【发布时间】:2018-11-14 15:40:04
【问题描述】:
您好,我正在解决一个回归问题。我的数据集包含 13 个特征和 550068 行。我尝试了不同的模型,发现提升算法(即 xgboost、catboost、lightgbm)在该大数据集上表现良好。这里是代码
import lightgbm as lgb
gbm = lgb.LGBMRegressor(objective='regression',num_leaves=100,learning_rate=0.2,n_estimators=1500)
gbm.fit(x_train, y_train,
eval_set=[(x_test, y_test)],
eval_metric='l2_root',
early_stopping_rounds=10)
y_pred = gbm.predict(x_test, num_iteration=gbm.best_iteration_)
accuracy = round(gbm.score(x_train, y_train)*100,2)
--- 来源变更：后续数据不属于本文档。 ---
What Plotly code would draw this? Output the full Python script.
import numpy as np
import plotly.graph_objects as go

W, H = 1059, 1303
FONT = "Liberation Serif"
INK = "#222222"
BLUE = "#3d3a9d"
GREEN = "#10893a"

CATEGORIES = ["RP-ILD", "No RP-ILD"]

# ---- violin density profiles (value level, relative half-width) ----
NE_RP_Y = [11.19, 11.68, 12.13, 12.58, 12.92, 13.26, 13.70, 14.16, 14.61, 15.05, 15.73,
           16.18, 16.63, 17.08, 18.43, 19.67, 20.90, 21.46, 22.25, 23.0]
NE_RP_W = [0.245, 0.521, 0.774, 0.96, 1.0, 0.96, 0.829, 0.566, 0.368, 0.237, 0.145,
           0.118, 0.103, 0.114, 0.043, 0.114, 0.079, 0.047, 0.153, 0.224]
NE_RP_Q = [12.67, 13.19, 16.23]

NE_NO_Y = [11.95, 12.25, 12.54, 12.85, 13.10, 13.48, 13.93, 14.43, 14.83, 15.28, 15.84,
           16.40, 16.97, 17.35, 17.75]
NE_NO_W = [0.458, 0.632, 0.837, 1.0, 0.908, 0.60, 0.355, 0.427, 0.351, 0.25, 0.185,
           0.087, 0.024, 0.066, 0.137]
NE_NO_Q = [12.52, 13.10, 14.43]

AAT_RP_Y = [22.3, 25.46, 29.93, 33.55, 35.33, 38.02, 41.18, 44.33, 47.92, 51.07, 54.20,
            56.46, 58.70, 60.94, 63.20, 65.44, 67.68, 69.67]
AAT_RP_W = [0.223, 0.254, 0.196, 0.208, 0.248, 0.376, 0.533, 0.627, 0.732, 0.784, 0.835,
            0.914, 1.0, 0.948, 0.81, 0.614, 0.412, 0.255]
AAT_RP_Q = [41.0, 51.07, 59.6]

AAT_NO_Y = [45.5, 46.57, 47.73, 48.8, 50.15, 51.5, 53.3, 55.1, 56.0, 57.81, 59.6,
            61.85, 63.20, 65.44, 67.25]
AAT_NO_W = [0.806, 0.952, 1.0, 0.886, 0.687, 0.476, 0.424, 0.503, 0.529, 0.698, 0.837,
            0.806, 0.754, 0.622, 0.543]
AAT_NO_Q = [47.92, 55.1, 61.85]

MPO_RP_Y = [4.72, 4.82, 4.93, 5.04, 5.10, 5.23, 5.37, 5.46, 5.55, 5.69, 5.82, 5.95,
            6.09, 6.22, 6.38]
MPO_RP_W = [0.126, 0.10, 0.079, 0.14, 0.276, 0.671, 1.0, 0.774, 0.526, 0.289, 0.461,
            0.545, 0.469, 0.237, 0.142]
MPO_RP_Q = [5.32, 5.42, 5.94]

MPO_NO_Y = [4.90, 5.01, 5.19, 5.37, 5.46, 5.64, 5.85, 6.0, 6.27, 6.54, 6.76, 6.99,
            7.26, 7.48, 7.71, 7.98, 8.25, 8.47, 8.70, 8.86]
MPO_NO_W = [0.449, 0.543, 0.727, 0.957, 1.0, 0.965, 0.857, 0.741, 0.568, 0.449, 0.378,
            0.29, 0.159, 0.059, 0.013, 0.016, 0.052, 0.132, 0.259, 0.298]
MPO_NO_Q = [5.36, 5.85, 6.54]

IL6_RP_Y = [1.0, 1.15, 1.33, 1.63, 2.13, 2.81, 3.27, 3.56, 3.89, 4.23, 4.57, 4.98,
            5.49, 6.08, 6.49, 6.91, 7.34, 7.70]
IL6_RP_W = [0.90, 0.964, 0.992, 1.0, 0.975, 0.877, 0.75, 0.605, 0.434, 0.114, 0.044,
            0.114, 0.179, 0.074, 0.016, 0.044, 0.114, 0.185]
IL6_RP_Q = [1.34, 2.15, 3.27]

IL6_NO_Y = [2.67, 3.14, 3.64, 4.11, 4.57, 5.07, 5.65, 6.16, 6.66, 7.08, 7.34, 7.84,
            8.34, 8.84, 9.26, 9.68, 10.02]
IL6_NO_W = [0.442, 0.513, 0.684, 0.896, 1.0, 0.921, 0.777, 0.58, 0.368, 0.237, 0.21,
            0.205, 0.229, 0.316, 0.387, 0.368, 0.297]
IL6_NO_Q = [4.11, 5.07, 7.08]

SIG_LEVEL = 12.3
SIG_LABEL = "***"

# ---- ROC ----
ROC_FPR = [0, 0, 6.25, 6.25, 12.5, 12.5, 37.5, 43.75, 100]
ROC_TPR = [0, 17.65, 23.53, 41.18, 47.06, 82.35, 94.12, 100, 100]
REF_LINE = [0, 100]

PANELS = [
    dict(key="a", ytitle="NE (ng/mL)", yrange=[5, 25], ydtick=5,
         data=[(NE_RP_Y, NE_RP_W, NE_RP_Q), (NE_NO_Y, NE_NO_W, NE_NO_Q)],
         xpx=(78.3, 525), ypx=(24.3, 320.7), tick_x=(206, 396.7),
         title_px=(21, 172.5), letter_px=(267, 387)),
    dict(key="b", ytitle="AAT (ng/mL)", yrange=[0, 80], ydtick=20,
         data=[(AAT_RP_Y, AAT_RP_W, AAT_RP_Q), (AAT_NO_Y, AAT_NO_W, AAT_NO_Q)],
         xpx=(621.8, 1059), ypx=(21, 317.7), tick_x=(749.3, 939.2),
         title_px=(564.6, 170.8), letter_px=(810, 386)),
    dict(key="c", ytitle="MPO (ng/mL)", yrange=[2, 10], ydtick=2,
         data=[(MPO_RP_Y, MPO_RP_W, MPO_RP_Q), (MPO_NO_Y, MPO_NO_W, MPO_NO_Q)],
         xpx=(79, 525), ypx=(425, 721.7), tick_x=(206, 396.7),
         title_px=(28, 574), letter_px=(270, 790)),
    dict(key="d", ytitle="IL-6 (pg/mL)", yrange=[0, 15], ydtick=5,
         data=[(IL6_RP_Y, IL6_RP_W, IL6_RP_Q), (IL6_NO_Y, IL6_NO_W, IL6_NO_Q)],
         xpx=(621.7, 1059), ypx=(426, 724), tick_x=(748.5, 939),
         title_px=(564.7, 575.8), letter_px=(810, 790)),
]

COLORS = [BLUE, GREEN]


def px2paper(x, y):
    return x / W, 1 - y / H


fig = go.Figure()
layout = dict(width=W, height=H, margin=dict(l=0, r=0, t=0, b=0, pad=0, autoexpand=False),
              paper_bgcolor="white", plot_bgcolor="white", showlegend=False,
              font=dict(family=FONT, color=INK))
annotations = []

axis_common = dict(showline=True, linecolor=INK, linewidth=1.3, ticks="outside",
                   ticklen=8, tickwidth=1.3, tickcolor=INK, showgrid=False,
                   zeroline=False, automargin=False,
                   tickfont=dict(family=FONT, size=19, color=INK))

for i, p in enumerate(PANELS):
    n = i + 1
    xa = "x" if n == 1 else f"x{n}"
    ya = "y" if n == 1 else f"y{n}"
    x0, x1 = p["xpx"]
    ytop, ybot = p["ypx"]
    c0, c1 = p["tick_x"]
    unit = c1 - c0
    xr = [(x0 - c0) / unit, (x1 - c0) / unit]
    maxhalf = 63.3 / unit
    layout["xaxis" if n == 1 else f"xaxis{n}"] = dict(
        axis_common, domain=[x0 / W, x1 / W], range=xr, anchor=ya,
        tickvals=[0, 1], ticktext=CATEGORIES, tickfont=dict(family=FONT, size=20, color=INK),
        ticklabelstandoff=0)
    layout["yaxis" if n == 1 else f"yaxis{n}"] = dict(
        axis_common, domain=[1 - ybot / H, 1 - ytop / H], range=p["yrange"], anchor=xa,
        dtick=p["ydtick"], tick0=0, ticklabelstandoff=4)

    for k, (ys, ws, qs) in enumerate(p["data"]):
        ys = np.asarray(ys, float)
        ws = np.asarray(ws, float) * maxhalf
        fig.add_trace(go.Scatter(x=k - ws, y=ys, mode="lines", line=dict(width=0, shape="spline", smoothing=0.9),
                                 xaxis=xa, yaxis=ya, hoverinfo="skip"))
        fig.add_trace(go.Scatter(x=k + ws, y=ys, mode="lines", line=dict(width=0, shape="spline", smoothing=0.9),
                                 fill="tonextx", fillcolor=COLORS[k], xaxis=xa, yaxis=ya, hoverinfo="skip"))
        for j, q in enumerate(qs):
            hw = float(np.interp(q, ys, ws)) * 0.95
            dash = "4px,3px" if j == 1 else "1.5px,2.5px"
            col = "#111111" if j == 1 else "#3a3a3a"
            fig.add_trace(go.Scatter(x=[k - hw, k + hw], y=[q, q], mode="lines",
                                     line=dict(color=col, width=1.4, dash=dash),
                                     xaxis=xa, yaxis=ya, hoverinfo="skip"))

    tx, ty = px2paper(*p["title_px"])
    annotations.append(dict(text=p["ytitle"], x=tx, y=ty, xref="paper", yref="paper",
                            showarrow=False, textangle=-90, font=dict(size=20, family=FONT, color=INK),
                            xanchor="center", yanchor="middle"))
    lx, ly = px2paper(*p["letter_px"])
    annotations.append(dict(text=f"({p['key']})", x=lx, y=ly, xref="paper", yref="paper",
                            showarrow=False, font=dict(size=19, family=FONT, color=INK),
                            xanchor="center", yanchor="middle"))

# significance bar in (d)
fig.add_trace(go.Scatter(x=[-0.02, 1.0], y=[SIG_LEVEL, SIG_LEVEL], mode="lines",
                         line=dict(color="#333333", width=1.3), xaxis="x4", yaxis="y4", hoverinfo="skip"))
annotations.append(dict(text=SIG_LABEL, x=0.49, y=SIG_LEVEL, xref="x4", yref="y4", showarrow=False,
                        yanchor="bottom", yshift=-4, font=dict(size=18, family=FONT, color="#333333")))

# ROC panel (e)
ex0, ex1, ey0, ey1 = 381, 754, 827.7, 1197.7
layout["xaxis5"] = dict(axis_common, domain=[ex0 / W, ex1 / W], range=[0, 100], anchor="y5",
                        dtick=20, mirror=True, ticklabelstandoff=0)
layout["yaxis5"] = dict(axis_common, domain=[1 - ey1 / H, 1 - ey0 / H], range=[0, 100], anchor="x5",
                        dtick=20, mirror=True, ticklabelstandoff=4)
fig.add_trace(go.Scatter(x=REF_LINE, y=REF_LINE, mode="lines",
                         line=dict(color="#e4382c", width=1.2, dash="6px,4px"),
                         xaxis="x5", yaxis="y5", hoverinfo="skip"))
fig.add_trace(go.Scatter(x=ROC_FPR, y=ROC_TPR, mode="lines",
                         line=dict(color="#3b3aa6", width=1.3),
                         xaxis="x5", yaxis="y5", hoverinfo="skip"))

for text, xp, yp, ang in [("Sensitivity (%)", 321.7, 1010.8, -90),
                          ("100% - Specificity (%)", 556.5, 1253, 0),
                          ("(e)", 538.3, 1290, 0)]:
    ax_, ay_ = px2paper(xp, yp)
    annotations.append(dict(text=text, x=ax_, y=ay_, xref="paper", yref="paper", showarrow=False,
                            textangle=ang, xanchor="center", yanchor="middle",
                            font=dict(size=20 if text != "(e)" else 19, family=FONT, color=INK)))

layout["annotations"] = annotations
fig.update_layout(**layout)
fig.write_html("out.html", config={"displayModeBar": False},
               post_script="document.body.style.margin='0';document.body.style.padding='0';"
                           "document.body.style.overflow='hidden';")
mse = mean_squared_error(y_test,y_pred)
rmse = np.sqrt(mse)
import xgboost as xgb
boost_params = {'eval_metric': 'rmse'}
xgb0 = xgb.XGBRegressor(
max_depth=8,
learning_rate=0.1,
n_estimators=1500,
objective='reg:linear',
gamma=0,
min_child_weight=1,
subsample=1,
colsample_bytree=1,
scale_pos_weight=1,
seed=27,
**boost_params)
xgb0.fit(x_train,y_train)
accuracyxgboost = round(xgb0.score(x_train, y_train)*100,2)
predict_xgboost = xgb0.predict(x_test)
msexgboost = mean_squared_error(y_test,predict_xgboost)
rmsexgboost= np.sqrt(msexgboost)
from catboost import Pool, CatBoostRegressor
train_pool = Pool(x_train, y_train)
cbm0 = CatBoostRegressor(rsm=0.8, depth=7, learning_rate=0.1,
eval_metric='RMSE')
cbm0.fit(train_pool)
test_pool = Pool(x_test)
predict_cat = cbm0.predict(test_pool)
acc_cat = round(cbm0.score(x_train, y_train)*100,2)
msecat = mean_squared_error(y_test,predict_cat)
rmsecat = np.sqrt(msecat)
通过使用上述模型,我得到的 rmse 值约为 2850。现在我想通过减少均方根误差来提高模型性能。如何提高模型性能?由于我是增强算法的新手,哪些参数会影响模型?以及如何为这些算法(xgboost、catboost、lightgbm)进行超参数调整。我使用的是 Windows10 操作系统和英特尔 i5 第 7 代。
【问题讨论】:
-
了解您的数据并进行特征工程。与尝试不同的增强技术相比,它将获得更多的回报。阅读 kaggle 获胜者的采访,他们所要说的就是做特征工程。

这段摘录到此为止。